Article de Guillaume Perrault paru sur leFigaro.fr le 13 mai 2010
La réforme de la justice, qui est à l’ordre du jour, risque de le rester. Intervenant devant le congrès de l’Union des jeunes avocats, à Bordeaux, Michèle Alliot-Marie, garde des Sceaux, a reconnu hier que la suppression du juge d’instruction et la refonte du Code de procédure pénale – annoncées par Nicolas Sarkozy en janvier 2009 et censées jusqu’ici entrer en vigueur à la mi-2011 – pourraient ne pas intervenir avant la présidentielle de 2012.
La ministre de la Justice a admis «un certain nombre de difficultés» et les a attribuées à «l’encombrement du calendrier parlementaire». Michèle Alliot-Marie a ajouté que, en pareil cas, «certaines parties» de la réforme seraient dissociées des autres pour permettre leur entrée en vigueur avant 2012. La garde des Sceaux s’est refusée à en dire plus.

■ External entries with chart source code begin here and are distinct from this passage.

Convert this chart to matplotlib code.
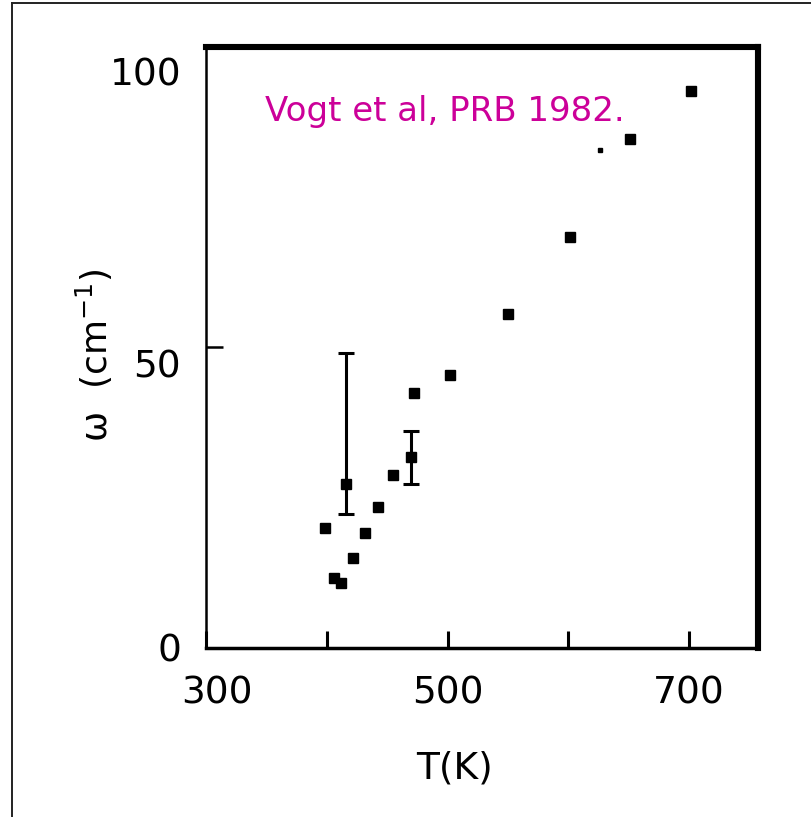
import numpy as np
import matplotlib
matplotlib.use("Agg")
import matplotlib.pyplot as plt
import matplotlib.transforms as mtransforms
from matplotlib.lines import Line2D

# datos (Vogt et al, PRB 1982)
temp_K = [398.9, 405.8, 411.6, 415.7, 421.3, 431.4, 442.4, 454.8,
          470.1, 472.2, 501.7, 550.0, 601.0, 651.2, 701.7]
omega = [19.9, 11.5, 10.8, 27.3, 14.9, 19.0, 23.4, 28.7,
         31.7, 42.4, 45.4, 55.5, 68.4, 84.6, 92.6]

# puntos con barra de error (limites inferior / superior)
err_T = [415.7, 470.1]
err_w = [27.3, 31.7]
err_lo = [22.3, 27.3]
err_hi = [49.1, 36.0]

# punto pequeño suelto
dot_T = [625.8]
dot_w = [82.8]

xticks = [300, 400, 500, 600, 700]
xlabels = ["300", "", "500", "", "700"]
yticks = [0, 50, 100]
ylabels = ["0", "50", "100"]

plt.rcParams["font.family"] = ["DejaVu Sans"]

W, H = 812, 817
fig = plt.figure(figsize=(W / 100, H / 100), dpi=100)
ax = fig.add_axes([206 / W, 1 - 647.5 / H, 552 / W, 600.5 / H])

ax.plot(temp_K, omega, "s", color="black", markersize=6.8, zorder=3)
ax.plot(dot_T, dot_w, "s", color="black", markersize=2.2)
yerr = [np.array(err_w) - np.array(err_lo), np.array(err_hi) - np.array(err_w)]
ax.errorbar(err_T, err_w, yerr=yerr, fmt="none", ecolor="black",
            elinewidth=2.2, capsize=5.5, capthick=2.2)

ax.set_xlim(300, 757)
ax.set_ylim(0, 100)

for side, lw in [("left", 1.8), ("bottom", 2.5), ("top", 4.4), ("right", 4.4)]:
    ax.spines[side].set_linewidth(lw)

ax.set_xticks(xticks, labels=xlabels)
ax.set_yticks(yticks, labels=ylabels)
ax.tick_params(axis="x", direction="in", length=12, width=2.2, pad=20, labelsize=27)
ax.tick_params(axis="y", direction="in", length=12, width=1.8, pad=18, labelsize=27)

# desplazamientos de las etiquetas como en el original
shift_y = {"0": 0, "50": -16, "100": -25}
for lbl, txt in zip(ax.get_yticklabels(), ylabels):
    off = mtransforms.ScaledTranslation(0, shift_y[txt] / 100, fig.dpi_scale_trans)
    lbl.set_transform(lbl.get_transform() + off)
lbl0 = ax.get_xticklabels()[0]
lbl0.set_transform(lbl0.get_transform() +
                   mtransforms.ScaledTranslation(11 / 100, 0, fig.dpi_scale_trans))

ax.set_xlabel("T(K)", fontsize=27)
ax.xaxis.set_label_coords(0.451, -0.172)
ax.xaxis.label.set_verticalalignment("top")
ax.set_ylabel("ω  (cm$^{\\mathregular{-1}}$)", fontsize=26)
ax.yaxis.set_label_coords(-0.165, 0.487)

ax.text(0.107, 0.892, "Vogt et al, PRB 1982.", transform=ax.transAxes,
        color="#cc0099", fontsize=24.5, ha="left", va="center")

# marco de la figura
fig.add_artist(Line2D([11.7 / W, 11.7 / W], [0, 1 - 3.3 / H],
                      transform=fig.transFigure, color="#222222", lw=1.4))
fig.add_artist(Line2D([11.7 / W, 1], [1 - 3.3 / H, 1 - 3.3 / H],
                      transform=fig.transFigure, color="#222222", lw=1.4))

fig.savefig("out.png", dpi=100, facecolor="white")
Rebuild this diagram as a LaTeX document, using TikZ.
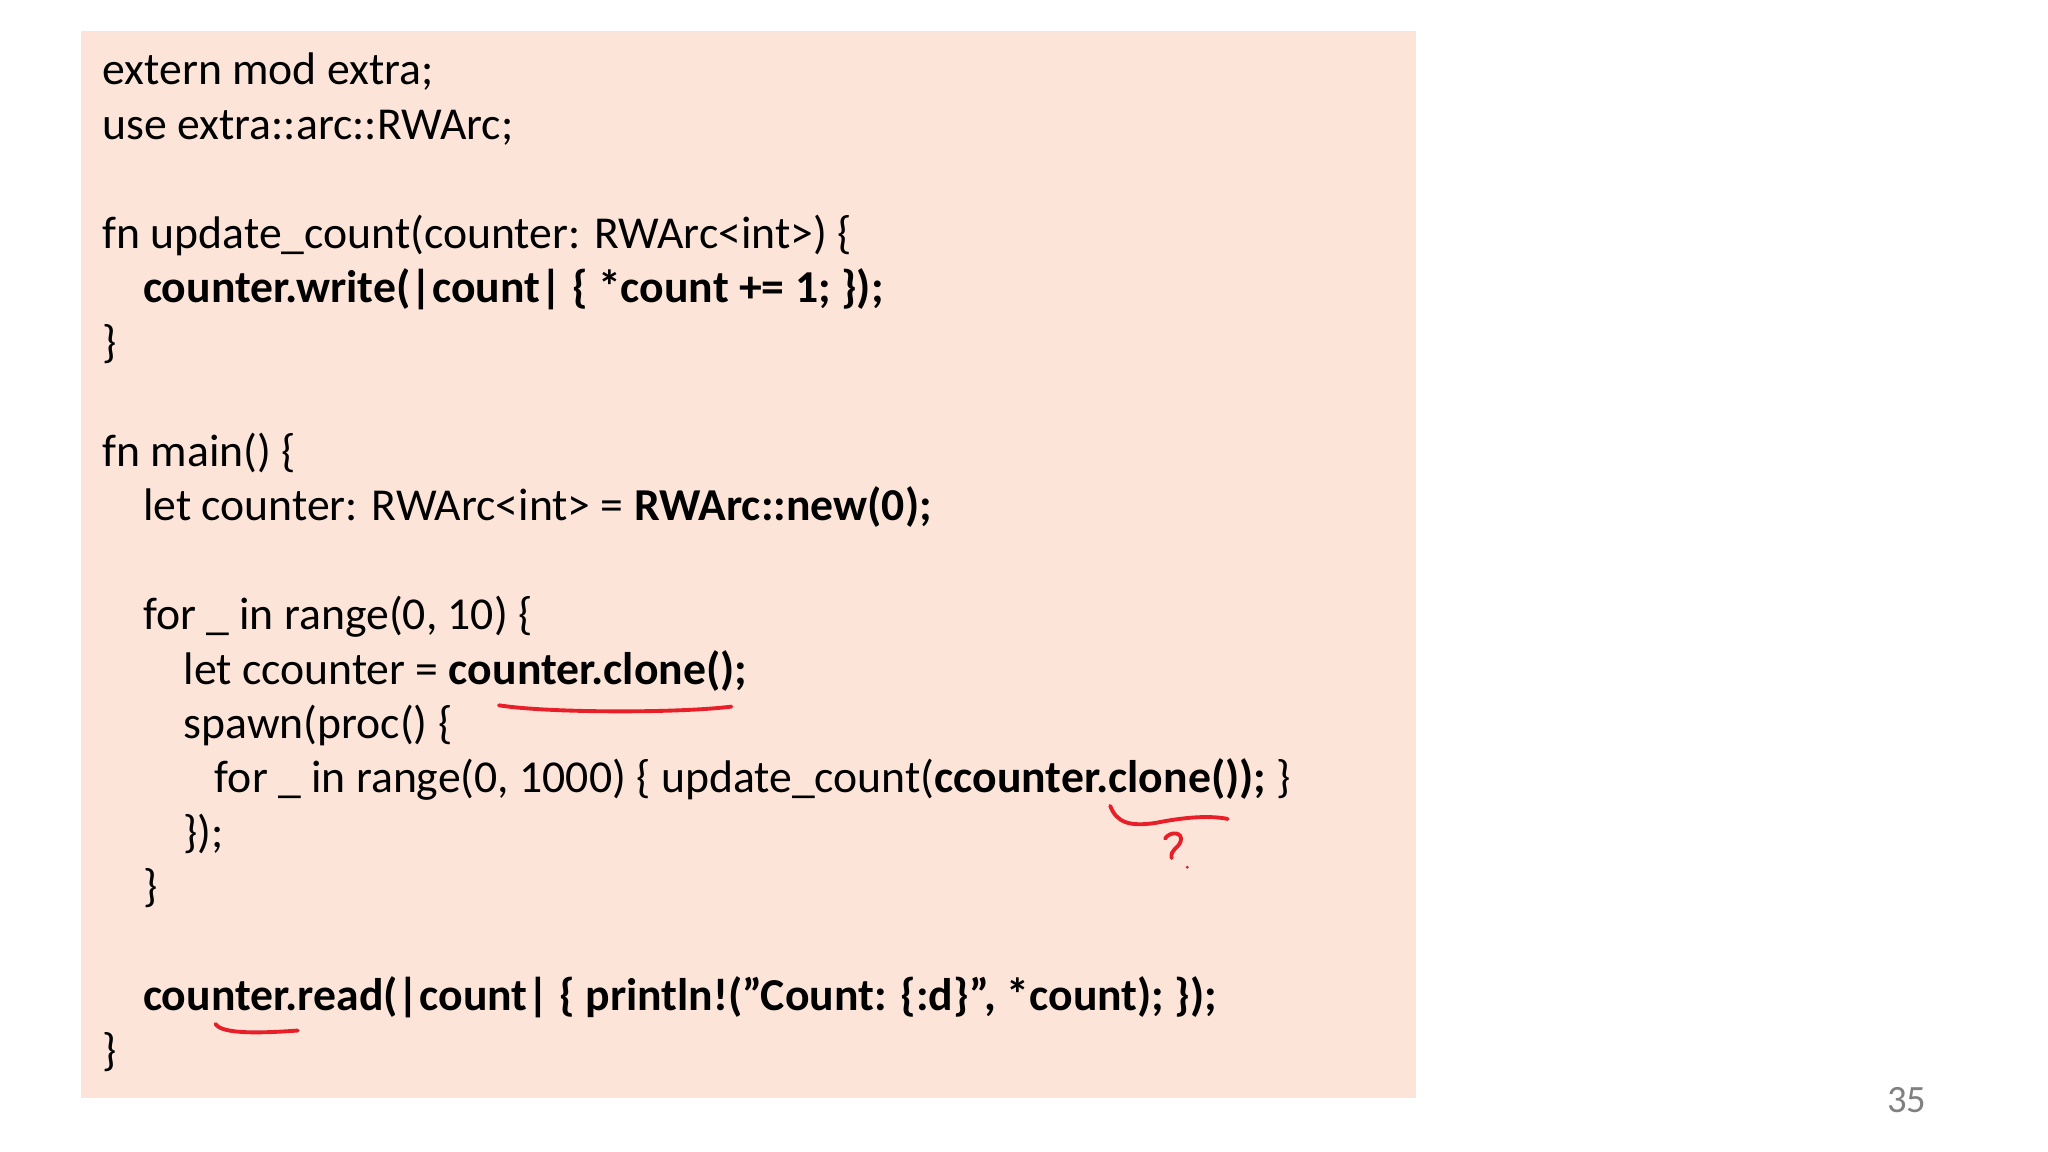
\documentclass[tikz,border=0pt]{standalone}
\usepackage{fontspec}
\defaultfontfeatures{}
\setmainfont{Carlito}
\definecolor{peach}{RGB}{252,229,216}
\definecolor{pen}{RGB}{232,30,40}
\begin{document}
\begin{tikzpicture}[x=0.01306cm,y=-0.01306cm,
  code/.style={anchor=base west,inner sep=0pt,font=\fontsize{13pt}{15pt}\selectfont},
  ink/.style={draw=pen,line width=1.1pt,line cap=round}]
\useasboundingbox (0,0) rectangle (1568,882);
\fill[peach] (62,24) rectangle (1084,841);
\def\B#1{65+41.7*#1}
\def\q{\symbol{34}}
\node[code] (l0) at (78,{\B{0}}) {extern mod extra;};
\node[code] (l1) at (78,{\B{1}}) {use extra::arc::RWArc;};
\node[code] (l3) at (78,{\B{3}}) {fn update\_count(counter: RWArc<int>) \{};
\node[code] (l4) at (109,{\B{4}}) {\bfseries counter.write(|count| \{ *count += 1; \});};
\node[code] (l5) at (78,{\B{5}}) {\}};
\node[code] (l7) at (78,{\B{7}}) {fn main() \{};
\node[code] (l8) at (109,{\B{8}}) {let counter: RWArc<int> = \textbf{RWArc::new(0);}};
\node[code] (l10) at (109,{\B{10}}) {for \_ in range(0, 10) \{};
\node[code] (l11) at (140,{\B{11}}) {let ccounter = \textbf{counter.clone();}};
\node[code] (l12) at (140,{\B{12}}) {spawn(proc() \{};
\node[code] (l13) at (164,{\B{13}}) {for \_ in range(0, 1000) \{ update\_count(\textbf{ccounter.clone());} \}};
\node[code] (l14) at (140,{\B{14}}) {\});};
\node[code] (l15) at (109,{\B{15}}) {\}};
\node[code] (l17) at (109,{\B{17}}) {\bfseries counter.read(|count| \{ println!(\q Count: \{:d\}\q, *count); \});};
\node[code] (l18) at (78,{\B{18}}) {\}};
\node[anchor=center,inner sep=0pt,text=gray,font=\fontsize{11pt}{13pt}\selectfont] (pg) at (1460,842) {35};
\draw[ink] (382,540) .. controls (420,546) and (520,546) .. (560,541);
\draw[ink] (850,617) .. controls (855,630) and (865,633) .. (885,630) .. controls (905,626) and (925,624) .. (940,627);
\draw[ink] (892,642) .. controls (896,636) and (906,637) .. (904,644) .. controls (902,650) and (896,650) .. (897,657);
\fill[pen] (909,664) circle (1.3);
\draw[ink] (165,784) .. controls (170,792) and (200,791) .. (228,789);
\end{tikzpicture}
\end{document}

Toutefois, voilà huit jours, le président du Sénat, Gérard Larcher, avait pronostiqué que seules les dispositions relatives à la garde à vue seraient séparées des autres et soumises au Parlement dès l’an prochain. Le gouvernement envisage de renforcer les droits des suspects et de retirer au parquet le soin de contrôler les gardes à vue. Cette mission serait alors confiée à l’actuel juge des libertés et de la détention, qui serait rebaptisé «juge de l’enquête et de la détention».
Les déclarations de Michèle Alliot-Marie interviennent huit jours après que Nicolas Sarkozy a laissé entendre aux députés et aux sénateurs UMP, successivement reçus à l’Élysée, qu’il ne considérait plus la réforme de la procédure pénale comme une priorité de la fin de son quinquennat. «Pour moi, l’essentiel, c’est la sécurité, l’emploi, la crise, l’agriculture, la gestion des déficits et l’international», avait argumenté le chef de l’État.
À ces considérations politiques s’ajoute une difficulté d’ordre institutionnel. Depuis la révision constitutionnelle de juillet 2008, le gouvernement ne dispose plus que de deux semaines par mois pour inscrire ses projets de loi à l’ordre du jour des assemblées. Les deux semaines restantes sont consacrées par l’Assemblée et le Sénat aux travaux de leur choix. Le temps disponible pour l’examen des projets de loi diminue donc, sans que le nombre des textes à adopter décroisse pour autant. Des choix cornéliens s’imposent ainsi pour l’exécutif.
L’annonce de Michèle Alliot-Marie traduit aussi la difficulté de réformer en profondeur la procédure pénale. Supprimer le juge d’instruction implique de confier au parquet la conduite des enquêtes et d’assurer une égalité des armes entre le ministère public et la défense sous l’arbitrage d’un juge neutre. Les syndicats de magistrats voient dans ce projet une remise en question de l’indépendance de la justice, arguant que le parquet est placé sous l’autorité hiérarchique du garde des Sceaux.
Les représentants des avocats, pour leur part, qui ont réclamé à cor et à cris la suppression du juge d’instruction pendant des années, se montrent beaucoup plus partagés au moment même où ils paraissaient en mesure d’obtenir satisfaction. Assuré de mécontenter les milieux judiciaires sans bénéficier du soutien d’aucun groupe d’intérêt, l’Élysée préfère temporiser et attendre des jours meilleurs. Le juge d’instruction a donc au moins gagné un sursis.